Arguably more frightful is the fact that the definition of a disaster in terms of tax-deductibility lies in the president’s hands. So, if President Donald Trump or other future occupants of the Oval Office don’t come out and proclaim, “Disaster,” then it doesn’t count come tax filing time. And your business can’t deduct a dime.
“This evolving tax bill leaves it all up to the whim and political priorities of the president,” Joe Heider, president of Cirrus Wealth Management, told NBC News. “And so you can make the argument that if a particular president wants to be very political in a state that his or her party does not favor, then they could not care if it’s a disaster, and not declare it one.”
Survival of the fittest — or those with the best insurance
Nearly 40 percent of small businesses never reopen after a disaster. Could that percentage swell if this tax bill passes because of this change in the disaster deduction policy? No one can yet say with certainty, but experts are leaning toward a strong yes, or at least, as Heider says, “the number certainly is not going to go down.”
It also means things will get tougher for mom and pop shops who may not be able to afford insurance, or whose insurance policies don’t cover total losses. And that could climb up to middle market businesses as well, and really any business that doesn’t have a premium, bulletproof insurance policy.
“Traditionally, business owners only insure what they think they need to insure or are what they’re told they have to,” said Peter J. Strauss, an attorney, captive insurance manager, and author. “They want to spend as little as possible on coverage, and they don’t want to have to think about it.”
Even businesses with disaster insurance that looks pretty decent could find themselves in the lurch because, as Strauss highlights, insurance policies contain exceedingly fine print, and it takes thorough investigation to be sure that all your bases are covered. And often it’s the seemingly little things that sprout up after a catastrophe that can be the most deadly.
“What tends to kill businesses after a disaster isn’t not being covered for the property, it’s not being covered for what keeps the lights on,” says Strauss. “An example would be: A business owner in Napa that sells wine and has a crop policy or a general liability policy or a worker’s comp but doesn’t have some kind of supply chain interruption policy, that could be crushing.”
Another seemingly small detail that could hurt businesses as they rebuild in the wake of ruin? The elimination of the deductibility of moving expenses. “Businesses will no longer be able to deduct moving expenses,” says Heider. “While we don’t yet know the nuances and interpretations [of this in the new tax bill], should a business owner or employee have to relocate after a disaster, those costs probably won’t be deductible.”
Most small businesses will just have to roll the dice
With so many potential losses on the horizon, will businesses rush to buy the swankiest insurance plans? Ideally, yes. But that’s not really an option for most businesses that must risk a gamble in order to cut a profit.
“Even if you want [the best insurance], if cash flow is tight, you'll see a lot of small businesses roll the dice a bit and not spend the money for things like business continuation insurance,” said Heider. “I don’t think you'll see an insurance boom because these businesses, especially the smaller ones, they just can’t afford it.”
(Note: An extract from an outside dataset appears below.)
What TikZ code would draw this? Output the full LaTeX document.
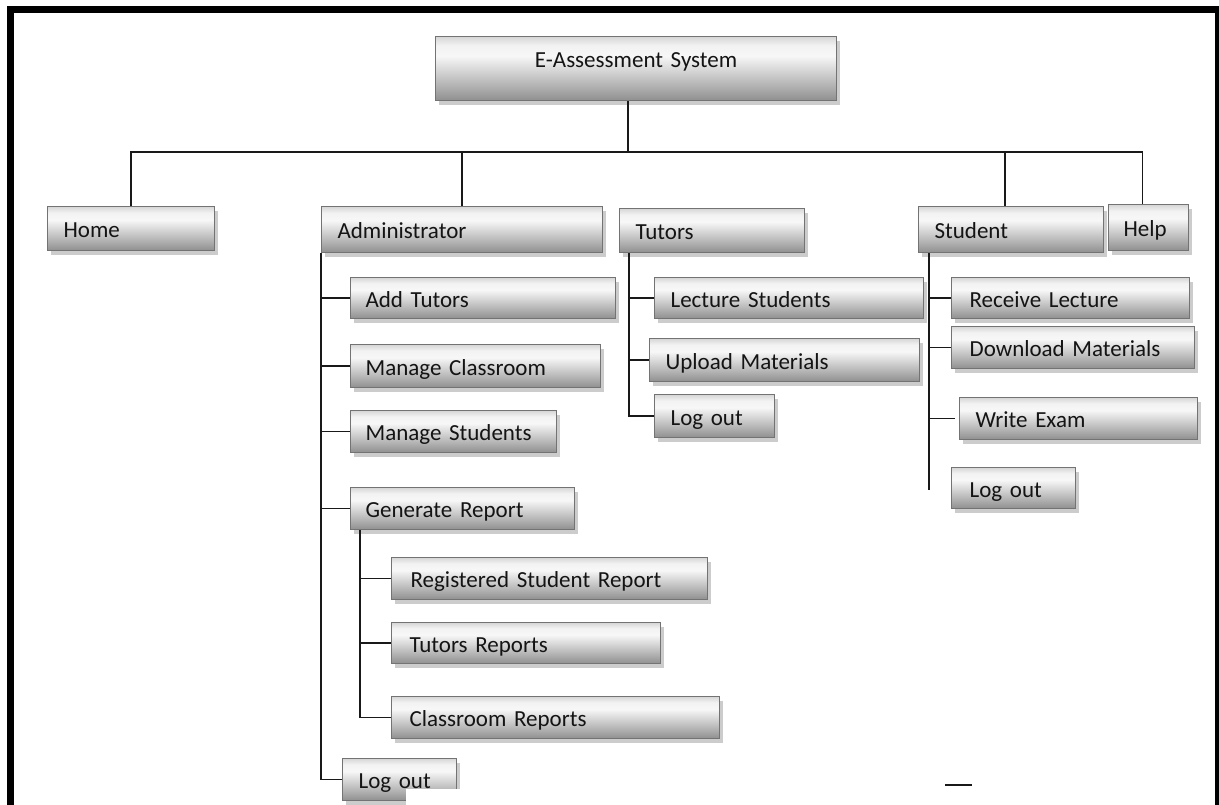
\documentclass[tikz,border=0pt]{standalone}
\usepackage{fontspec}
\setmainfont{Carlito}
\usetikzlibrary{shadows}
\pgfdeclareverticalshading{boxshade}{100bp}{color(0bp)=(black!44); color(25bp)=(black!44); color(35bp)=(black!32); color(60bp)=(black!3); color(68bp)=(black!5); color(75bp)=(black!16); color(100bp)=(black!16)}
\tikzset{
  box/.style={draw=black!55, line width=1.2pt, shading=boxshade, anchor=north west,
    inner ysep=0pt, inner xsep=16pt, align=left, text=black!92,
    font=\fontsize{23}{26}\selectfont, text height=21pt, text depth=3pt,
    drop shadow={shadow xshift=3pt, shadow yshift=-4pt, fill=black, opacity=0.2}},
  conn/.style={line width=1.5pt, black!90},
  frame/.style={black, line cap=butt, line join=miter}
}
\newcommand\bx[7][]{%
  \node[box, text width={(#5-#3)*1pt-32pt}, minimum height={(#6-#4)*1pt}, #1] (#2) at (#3,#4) {#7};}
\begin{document}
\begin{tikzpicture}[x=1pt,y=-1pt]
\useasboundingbox (0,0) rectangle (1219,805);
\clip (0,0) rectangle (1219,805);
% frame
\draw[frame, line width=7pt] (10.5,805) -- (10.5,9.5) -- (1219,9.5);
\draw[frame, line width=4pt] (1217,9.5) -- (1217,805);
% boxes
\bx[align=center, text height=15pt, text depth=17pt]{top}{435}{36}{836}{100}{E-Assessment System}
\bx{home}{47}{206}{214}{250}{Home}
\bx{admin}{321}{206}{602}{252}{Administrator}
\bx{tutors}{619}{208}{804}{252}{Tutors}
\bx{student}{918}{206}{1103}{252}{Student}
\bx[inner xsep=15pt]{help}{1108}{204}{1190}{250}{Help}
\bx[inner xsep=15pt]{addt}{350}{277}{617}{318}{Add Tutors}
\bx[inner xsep=15pt]{mclass}{350}{344}{602}{387}{Manage Classroom}
\bx[inner xsep=15pt]{mstud}{350}{410}{558}{452}{Manage Students}
\bx[inner xsep=15pt]{gen}{350}{487}{576}{529}{Generate Report}
\bx[inner xsep=19pt]{rsr}{391}{557}{701}{599}{Registered Student Report}
\bx[inner xsep=18pt]{trep}{391}{622}{656}{663}{Tutors Reports}
\bx[inner xsep=18pt]{crep}{391}{696}{715}{738}{Classroom Reports}
\bx{alog}{342}{758}{456}{800}{Log out}
\bx{lect}{654}{277}{923}{318}{Lecture Students}
\bx{upl}{649}{338}{919}{381}{Upload Materials}
\bx{tlog}{654}{394}{774}{437}{Log out}
\bx[inner xsep=18pt]{recv}{951}{277}{1185}{318}{Receive Lecture}
\bx[inner xsep=18pt]{down}{951}{326}{1190}{368}{Download Materials}
\bx{write}{959}{397}{1197}{439}{Write Exam}
\bx[inner xsep=18pt]{slog}{951}{467}{1071}{508}{Log out}
% white patch over the bottom of the admin Log out box
\fill[white] (406,789) rectangle (480,805);
% top level connectors
\coordinate (bus) at (627,152);
\draw[conn] ([xshift=-8pt]top.south) -- ([xshift=-8pt]top.south |- bus);
\draw[conn] (home.north) -- (home.north |- bus) -- ([xshift=-6pt]help.north |- bus) -- ([xshift=-6pt]help.north);
\draw[conn] (admin.north) -- (admin.north |- bus);
\draw[conn] ([xshift=-6pt]student.north) -- ([xshift=-6pt]student.north |- bus);
% administrator tree
\draw[conn] (admin.south west) |- (alog.west);
\draw[conn] (admin.south west |- addt.west) -- (addt.west);
\draw[conn] (admin.south west |- mclass.west) -- (mclass.west);
\draw[conn] (admin.south west |- mstud.west) -- (mstud.west);
\draw[conn] (admin.south west |- gen.west) -- (gen.west);
% generate report tree
\coordinate (gv) at ([xshift=10pt]gen.south west);
\draw[conn] (gv) |- (crep.west);
\draw[conn] (gv |- rsr.west) -- (rsr.west);
\draw[conn] (gv |- trep.west) -- (trep.west);
% tutors tree
\coordinate (tv) at ([xshift=10pt]tutors.south west);
\draw[conn] (tv) |- (tlog.west);
\draw[conn] (tv |- lect.west) -- (lect.west);
\draw[conn] (tv |- upl.west) -- (upl.west);
% student tree
\coordinate (sv) at ([xshift=11pt]student.south west);
\coordinate (svend) at (929,490);
\draw[conn] (sv) -- (svend);
\draw[conn] (sv |- recv.west) -- (recv.west);
\draw[conn] (sv |- down.west) -- (down.west);
\draw[conn] (sv |- write.west) -- ([xshift=-4pt]write.west);
% stray mark
\coordinate (m1) at (945,785);
\coordinate (m2) at (972,785);
\draw[conn] (m1) -- (m2);
\end{tikzpicture}
\end{document}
Mark Aselstine, founder of the wine business Uncorked Ventures in the Bay Area, is an example of a small business owner who, having narrowly dodged the wildfires that recently ravaged parts of northern California, would like to upgrade his insurance. However, it’s probably not financially feasible, since his three-person operation preps for business to slow as its customers feel the new pains of their own tax deduction losses.
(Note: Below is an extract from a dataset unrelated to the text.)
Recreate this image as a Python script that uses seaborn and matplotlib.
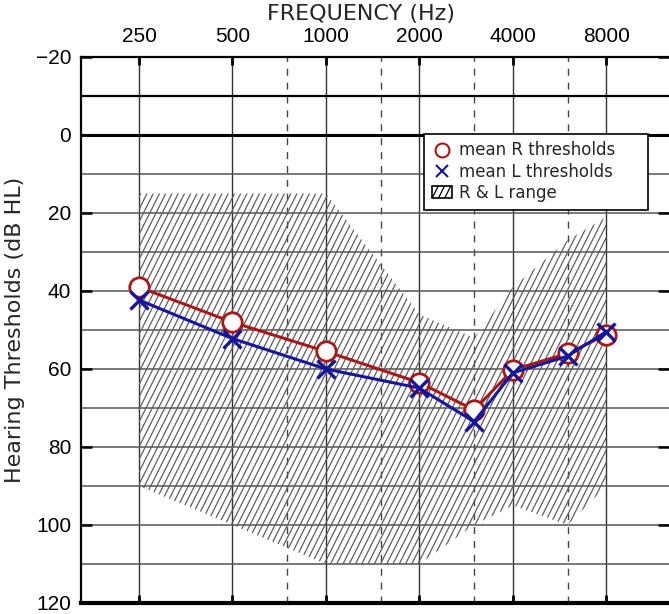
import numpy as np
import matplotlib
matplotlib.use('Agg')
import matplotlib.pyplot as plt
import matplotlib.hatch as mhatch
from matplotlib.path import Path
from matplotlib.lines import Line2D
from matplotlib.patches import Patch
from matplotlib.ticker import FixedLocator, NullFormatter, FixedFormatter
import seaborn as sns

# 数据
freqs = [250, 500, 1000, 2000, 3000, 4000, 6000, 8000]
right_thr = [39, 48, 55.5, 63.5, 70.5, 60.2, 56, 51.2]
left_thr = [42.3, 52.2, 60, 64.9, 73.5, 61, 56.7, 50.4]
range_min = [15, 15, 15, 46, 52, 39, 27, 21]
range_max = [90, 100, 110, 110, 100, 95, 100, 90]

octave_ticks = [250, 500, 1000, 2000, 4000, 8000]
half_octave_ticks = [750, 1500, 3000, 6000]
db_major = [-20, 0, 20, 40, 60, 80, 100, 120]
db_minor = [-10, 10, 30, 50, 70, 90, 110]

RED = '#a81818'
BLUE = '#16169c'
TICK_FONT = ['Liberation Sans', 'DejaVu Sans']


class SteepHatch(mhatch.HatchPatternBase):
    """比 45° 更陡的斜线填充 (dx:dy = 1:2)，线数取偶数以便无缝拼接。"""

    def __init__(self, hatch, density):
        n = int(hatch.count('/') * density * 5 / 6)
        self.num_lines = n + n % 2
        if self.num_lines:
            self.num_vertices = (int(self.num_lines * 1.5) + 2) * 2
        else:
            self.num_vertices = 0

    def set_vertices_and_codes(self, vertices, codes):
        n = self.num_vertices // 2
        x0 = (np.arange(n) - n + self.num_lines + 1) / self.num_lines
        vertices[0::2, 0] = x0
        vertices[0::2, 1] = 0.0
        vertices[1::2, 0] = x0 + 0.5
        vertices[1::2, 1] = 1.0
        codes[0::2] = Path.MOVETO
        codes[1::2] = Path.LINETO


mhatch._hatch_types = [SteepHatch if t is mhatch.NorthEastHatch else t
                       for t in mhatch._hatch_types]

sns.set_style('white')
plt.rcParams['font.family'] = ['DejaVu Sans']
plt.rcParams['hatch.linewidth'] = 0.9

fig = plt.figure(figsize=(6.69, 6.14), dpi=100)
ax = fig.add_axes([81 / 669, 11 / 614, 588 / 669, 546 / 614])

# 范围阴影
ax.fill_between(freqs, range_min, range_max, facecolor='none',
                edgecolor='#5e5e5e', hatch='///', linewidth=0, zorder=1)

sns.lineplot(x=freqs, y=right_thr, sort=False, ax=ax, color=RED,
             linewidth=2.2, marker='o', markersize=14,
             markerfacecolor='white', markeredgecolor=RED,
             markeredgewidth=2.0, zorder=4)
sns.lineplot(x=freqs, y=left_thr, sort=False, ax=ax, color=BLUE,
             linewidth=2.2, marker='x', markersize=13,
             markeredgecolor=BLUE, markeredgewidth=2.4, zorder=5)

ax.set_xscale('log', base=2)
ax.set_xlim(250 * 2 ** -0.62, 8000 * 2 ** 0.67)
ax.set_ylim(120, -20)

ax.xaxis.set_major_locator(FixedLocator(octave_ticks))
ax.xaxis.set_major_formatter(FixedFormatter([str(f) for f in octave_ticks]))
ax.xaxis.set_minor_locator(FixedLocator(half_octave_ticks))
ax.xaxis.set_minor_formatter(NullFormatter())
ax.yaxis.set_major_locator(FixedLocator(db_major))
ax.yaxis.set_minor_locator(FixedLocator(db_minor))
ax.yaxis.set_minor_formatter(NullFormatter())

ax.xaxis.tick_top()
ax.tick_params(axis='x', which='major', top=True, bottom=True, direction='in',
               length=6, width=2, labelsize=15, pad=8, colors='black')
ax.tick_params(axis='x', which='minor', top=False, bottom=False, length=0)
ax.tick_params(axis='y', which='major', left=True, right=True, direction='in',
               length=8, width=1.8, labelsize=15, pad=7, colors='black')
ax.tick_params(axis='y', which='minor', left=False, right=False, length=0)
for lab in ax.get_xticklabels() + ax.get_yticklabels():
    lab.set_family(TICK_FONT)

ax.grid(axis='x', which='major', color='#333333', linewidth=1.0, zorder=0)
ax.grid(axis='x', which='minor', color='#444444', linewidth=1.0,
        linestyle=(0, (5, 5)), zorder=0)
ax.grid(axis='y', which='both', color='#555555', linewidth=1.1, zorder=0)
ax.set_axisbelow(True)
ax.axhline(0, color='black', linewidth=2.2, zorder=2)
ax.axhline(-10, color='black', linewidth=1.6, zorder=2)

for side in ['left', 'top']:
    ax.spines[side].set_linewidth(1.6)
    ax.spines[side].set_color('black')
ax.spines['bottom'].set_linewidth(3)
ax.spines['bottom'].set_color('black')
ax.spines['right'].set_visible(False)

ax.xaxis.set_label_position('top')
ax.set_xlabel('FREQUENCY (Hz)', fontsize=16)
ax.xaxis.set_label_coords((361 - 81) / 588, 1 + 43 / 546)
ax.xaxis.label.set_va('center')
ax.set_ylabel('Hearing Thresholds (dB HL)', fontsize=16)
ax.yaxis.set_label_coords(-66 / 588, 0.5)
ax.yaxis.label.set_va('center')

handles = [
    Line2D([], [], linestyle='none', marker='o', markersize=10,
           markerfacecolor='white', markeredgecolor=RED, markeredgewidth=1.5),
    Line2D([], [], linestyle='none', marker='x', markersize=9,
           markeredgecolor=BLUE, markeredgewidth=1.5),
    Patch(facecolor='white', edgecolor='black', hatch='///', linewidth=1.2),
]
leg = ax.legend(handles, ['mean R thresholds', 'mean L thresholds', 'R & L range'],
                loc='upper left', mode='expand',
                bbox_to_anchor=((424 - 81) / 588, 1 - (134 - 57) / 546,
                                224 / 588, 0.0),
                borderaxespad=0, fontsize=12, frameon=True, fancybox=False,
                framealpha=1, edgecolor='black', handlelength=1.2,
                handletextpad=0.45, labelspacing=0.2, borderpad=0.45)
leg.get_frame().set_linewidth(1.2)
leg.set_zorder(10)

fig.savefig('out.png', dpi=100)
“I have to take my chances,” said Aselstine. “There are small steps I can take, like keeping as little inventory [on hand] as possible. But I have to worry about more day-to-day things like theft, which my insurance covers. It’s all still pretty confusing but I think for my business, there's no real upside. Sure, our tax rate is going to go down a bit, but if my local sales go down as a result of the raising of taxes here," then his bottom line is impacted, he told NBC News.
Insurance premiums will likely increase
Aselstine adds that if he only had to pay say, two percent more a year for better insurance, he’d probably opt in. But he’s thinking it would be higher than that. He’s right — and it will likely only get steeper as insurance companies look to protect their own gains.
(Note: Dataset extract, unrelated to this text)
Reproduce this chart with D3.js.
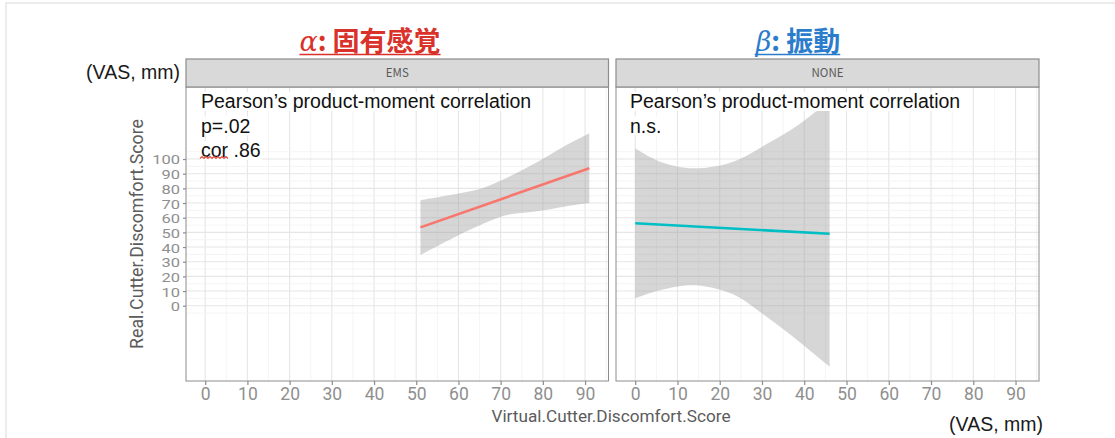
<!DOCTYPE html>
<html>
<head>
<meta charset="utf-8">
<script src="https://cdn.jsdelivr.net/npm/d3@7"></script>
<style>
  html, body { margin: 0; padding: 0; background: #fff; }
  svg { display: block; }
</style>
</head>
<body>
<svg id="chart" width="1115" height="438"></svg>
<script>
// ---- data ----
const panels = ["EMS", "NONE"];
const panelTitles = ["固有感覚", "振動"];
const panelGreek = ["α", "β"];
const xTicks = [0, 10, 20, 30, 40, 50, 60, 70, 80, 90];
const yTicks = [0, 10, 20, 30, 40, 50, 60, 70, 80, 90, 100];

// EMS: fitted line and 95% band
const emsFitX = [51, 91];
const emsFitY = [53.4, 93.7];
const emsBandX = [51, 60, 66, 71, 79, 85, 91];
const emsBandUpper = [72, 76.5, 80.5, 86.5, 98.5, 108.5, 117.5];
const emsBandLower = [34.5, 48, 56, 61.5, 64.5, 67.5, 70];

// NONE: fitted line and 95% band
const noneFitX = [0, 46];
const noneFitY = [56.2, 49.1];
const noneBandX = [0, 6, 14, 23, 31, 39, 46];
const noneBandUpper = [107.3, 98, 93.7, 98, 110, 124, 140];
const noneBandLower = [5, 10.7, 14, 8, -7.4, -25, -41.5];

const annotations = [
  ["Pearson’s product-moment correlation", "p=.02", "cor .86"],
  ["Pearson’s product-moment correlation", "n.s."]
];

// ---- layout ----
const svg = d3.select("#chart");
const sans = "'Noto Sans CJK JP', 'Noto Sans', sans-serif";
const tickFont = "Roboto, 'Noto Sans', sans-serif";
const helv = "'Liberation Sans', Arial, sans-serif";

// light outer frame
svg.append("rect").attr("x", 6).attr("y", 3).attr("width", 1112).attr("height", 440)
  .attr("fill", "none").attr("stroke", "#ececec").attr("stroke-width", 2);

const panelTop = 87, panelBottom = 381, stripTop = 59;
const panelX = [[186, 608.5], [616, 1039]];
const colors = ["#F8766D", "#00BFC4"];
const titleColors = ["#d8322a", "#2c7ccc"];

const y = d3.scaleLinear().domain([-51.3, 149.1]).range([panelBottom, panelTop]);

const bands = [
  { fx: emsFitX, fy: emsFitY, bx: emsBandX, bu: emsBandUpper, bl: emsBandLower },
  { fx: noneFitX, fy: noneFitY, bx: noneBandX, bu: noneBandUpper, bl: noneBandLower }
];

panels.forEach((name, i) => {
  const [x0, x1] = panelX[i];
  const x = d3.scaleLinear().domain([-4.55, 95.55]).range([x0, x1]);
  const g = svg.append("g");

  // panel background
  g.append("rect").attr("x", x0).attr("y", panelTop).attr("width", x1 - x0)
    .attr("height", panelBottom - panelTop).attr("fill", "#fff");

  // vertical grid
  const xMinor = d3.range(5, 96, 10);
  g.selectAll(".vminor").data(xMinor).join("line")
    .attr("x1", d => x(d)).attr("x2", d => x(d))
    .attr("y1", panelTop).attr("y2", panelBottom)
    .attr("stroke", "#f1f1f1").attr("stroke-width", 0.8);
  g.selectAll(".vmajor").data(xTicks).join("line")
    .attr("x1", d => x(d)).attr("x2", d => x(d))
    .attr("y1", panelTop).attr("y2", panelBottom)
    .attr("stroke", "#e6e6e6").attr("stroke-width", 1.1);

  // horizontal grid
  const yMinor = d3.range(-5, 106, 10);
  g.selectAll(".hminor").data(yMinor).join("line")
    .attr("x1", x0).attr("x2", x1)
    .attr("y1", d => y(d)).attr("y2", d => y(d))
    .attr("stroke", "#f1f1f1").attr("stroke-width", 0.8);
  g.selectAll(".hmajor").data(yTicks).join("line")
    .attr("x1", x0).attr("x2", x1)
    .attr("y1", d => y(d)).attr("y2", d => y(d))
    .attr("stroke", "#e6e6e6").attr("stroke-width", 1.1);

  // confidence band
  const b = bands[i];
  const bandData = b.bx.map((v, k) => ({ x: v, lo: b.bl[k], hi: b.bu[k] }));
  const area = d3.area().x(d => x(d.x)).y0(d => y(d.lo)).y1(d => y(d.hi))
    .curve(d3.curveCatmullRom.alpha(0.5));
  g.append("path").datum(bandData).attr("d", area)
    .attr("fill", "#999").attr("fill-opacity", 0.4);

  // fitted line
  const fitData = b.fx.map((v, k) => ({ x: v, y: b.fy[k] }));
  g.append("path").datum(fitData)
    .attr("d", d3.line().x(d => x(d.x)).y(d => y(d.y)))
    .attr("fill", "none").attr("stroke", colors[i]).attr("stroke-width", 2.6);

  // panel border
  g.append("rect").attr("x", x0).attr("y", panelTop).attr("width", x1 - x0)
    .attr("height", panelBottom - panelTop).attr("fill", "none")
    .attr("stroke", "#8c8c8c").attr("stroke-width", 1);

  // strip
  g.append("rect").attr("x", x0).attr("y", stripTop).attr("width", x1 - x0)
    .attr("height", panelTop - stripTop).attr("fill", "#d9d9d9")
    .attr("stroke", "#8c8c8c").attr("stroke-width", 1.2);
  g.append("text").attr("x", (x0 + x1) / 2).attr("y", (stripTop + panelTop) / 2 + 4)
    .attr("text-anchor", "middle").attr("font-family", sans).attr("font-size", 11.5)
    .attr("fill", "#5a5a5a").text(name);

  // x axis
  const xa = svg.append("g").attr("transform", `translate(0,${panelBottom})`)
    .call(d3.axisBottom(x).tickValues(xTicks).tickSize(4).tickPadding(3));
  xa.select(".domain").remove();
  xa.selectAll(".tick line").attr("stroke", "#8c8c8c").attr("stroke-width", 1.2);
  xa.selectAll(".tick text").attr("font-family", tickFont).attr("font-size", 17.5)
    .attr("fill", "#8f8f8f");

  // annotation text with white backing
  const tx = i === 0 ? 201 : 630;
  const ag = svg.append("g");
  annotations[i].forEach((line, k) => {
    const t = ag.append("text").attr("x", tx).attr("y", 108 + k * 24.5)
      .attr("font-family", helv).attr("font-size", 19.5).attr("fill", "#111").text(line);
    const bb = t.node().getBBox();
    ag.insert("rect", "text").attr("x", bb.x - 1).attr("y", bb.y + 2)
      .attr("width", bb.width + 2).attr("height", bb.height - 3).attr("fill", "#fff");
  });

  // title
  const tg = svg.append("text").attr("x", i === 0 ? 370 : 798).attr("y", 51)
    .attr("text-anchor", "middle").attr("fill", titleColors[i])
    .attr("font-size", 27);
  tg.append("tspan").attr("font-family", "'DejaVu Serif', serif").attr("font-style", "italic")
    .text(panelGreek[i]);
  tg.append("tspan").attr("font-family", sans).attr("font-weight", 700).text(": ");
  tg.append("tspan").attr("font-family", sans).attr("font-weight", 700).text(panelTitles[i]);
  const tb = tg.node().getBBox();
  svg.append("line").attr("x1", tb.x).attr("x2", tb.x + tb.width)
    .attr("y1", 54.5).attr("y2", 54.5).attr("stroke", titleColors[i]).attr("stroke-width", 1.6);
});

// spell-check squiggle under "cor"
const squiggle = d3.range(0, 15).map(k => [200 + k * 2, 157.5 + (k % 2 ? -1 : 1)]);
svg.append("path").attr("d", d3.line()(squiggle))
  .attr("fill", "none").attr("stroke", "#e0453a").attr("stroke-width", 1.1);

// y axis (left panel only); labels are set tight, so they are drawn vertically condensed
const ya = svg.append("g").attr("transform", `translate(${panelX[0][0]},0)`)
  .call(d3.axisLeft(y).tickValues(yTicks).tickSize(3).tickPadding(3));
ya.select(".domain").remove();
ya.selectAll(".tick line").attr("stroke", "#8c8c8c").attr("stroke-width", 1.2);
ya.selectAll(".tick text").attr("font-family", tickFont).attr("font-size", 16.5)
  .attr("fill", "#8f8f8f").attr("transform", "scale(1,0.75)")
  .attr("dy", "0.4em");

// axis titles
svg.append("text").attr("x", 611).attr("y", 422).attr("text-anchor", "middle")
  .attr("font-family", tickFont).attr("font-size", 17.2).attr("fill", "#5c5c5c")
  .text("Virtual.Cutter.Discomfort.Score");
svg.append("text").attr("transform", "translate(143,234) rotate(-90)")
  .attr("text-anchor", "middle").attr("font-family", tickFont).attr("font-size", 17.8)
  .attr("fill", "#5c5c5c").text("Real.Cutter.Discomfort.Score");

// unit labels
svg.append("text").attr("x", 180).attr("y", 79).attr("text-anchor", "end")
  .attr("font-family", helv).attr("font-size", 19.5).attr("fill", "#1a1a1a").text("(VAS, mm)");
svg.append("text").attr("x", 1043).attr("y", 431).attr("text-anchor", "end")
  .attr("font-family", helv).attr("font-size", 19.5).attr("fill", "#1a1a1a").text("(VAS, mm)");
</script>
</body>
</html>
“You will likely see fire insurance premiums dramatically increase in California,” said Heider. “Because of the change in climate, the risk of wildfires in the area is much greater looking ahead. From a pure business standpoint, if you own a restaurant chain and you're losing money in specific areas, you close those restaurants. If you're an insurance company who can't make money in certain states, you'll cease to do business in them.”
The long and winding road ahead
While it’s tough to see the wins for the small-to-mid-sized businesses beyond the 20 percent deduction of qualified business income (which caps at $157,500 of individual income, and $315,000 of income for couples filing jointly), there is currently no real way to predict what exactly will happen.
“Basically, what we will have is a new ball game, one that doesn’t have hard and fast rules for anyone,” said Dr. Steven J. Weil, President of Royale Management Services.
“Worse yet, changes do not replace the old code, but simply amend it, inserting changes, new sections and striking words, sections, and paragraphs. You can’t read the bill without referring to the existing tax code to find out just what is changing. Nor can anyone (even those who wrote it) be sure it will do just what they think it will do. There are sure to be errors and corrections that Congress will have to make. How long these will take and how many there will be is anyone’s guess. It could be years before the IRS does its interpretation of the tax changes and even longer, if ever, before those interpretations are tested by courts.”
What can small businesses do in the mean time? Make sure they have any 2017 deductions lined up, and going forward, prepare for the worst.